Aemilia grabs at the chance to pursue her long-held dream of writing and the two outsiders strike up a literary bargain. They leave plague-ridden London for Italy, where they begin secretly writing comedies together and where Will falls in love with the beautiful country — and with Aemilia, his Dark Lady. Their Italian idyll, though, cannot last and their collaborative affair comes to a devastating end. Will gains fame and fortune for their plays back in London and years later publishes the sonnets mocking his former muse. Not one to stand by in humiliation, Aemilia takes up her own pen in her defense and in defense of all women.

The Dark Lady’s Mask gives voice to a real Renaissance woman in every sense of the word.

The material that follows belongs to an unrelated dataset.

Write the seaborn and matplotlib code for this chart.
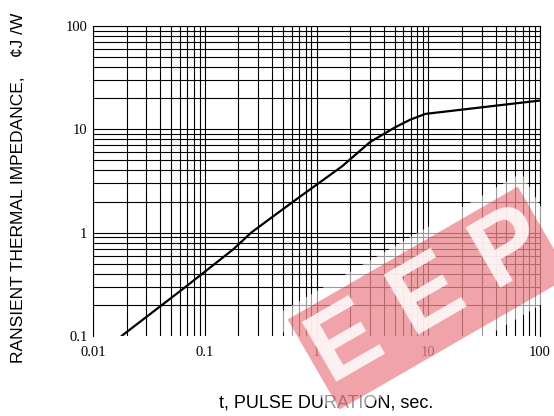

My Thoughts:  I loved this book!  There was just something about the opening pages of the story that  completely sucked me in to this book.  This is the second book I have read by Mary Sharratt and I must say, she is a fabulous writer.  Her prose is beautiful and her descriptions of Italy are just so vivid.  She created an amazing image of Aemilia's Italian villa so much so that you could almost feel the heat of the sun.

I had never heard of Aemilia Bassano prior to reading this book but I was completely in awe of her character in the book.  She dealt with such adversity but no matter what managed to use her wit and intelligence to find a way to survive.  She was definitely unconventional for the times but that is what I loved most about the character.  I want to read about women like her more often!  There were actually a lot of unique female characters in this story and I really like reading about them.  It was nice to see Tudor era women portrayed as more than just a pretty face. 

I'll be honest though, the character of Shakespeare didn't really do it for me; there was just something about him that rubbed me the wrong way.  That being said, I did really enjoy reading about their collaboration on some of his most famous plays.  It made me want to go back and re-read many of Shakespeare's plays.

Overall, this was an excellent read and I would highly recommend it! 4 stars.

I received this book from HFVBT in exchange for an honest review.


About the Author:


MARY SHARRATT is an American writer who has lived in the Pendle region of Lancashire, England, for the past seven years. The author of the critically acclaimed novels Summit Avenue, The Real Minerva, and The Vanishing Point, Sharratt is also the co-editor of the subversive fiction anthology Bitch Lit, a celebration of female antiheroes, strong women who break all the rules.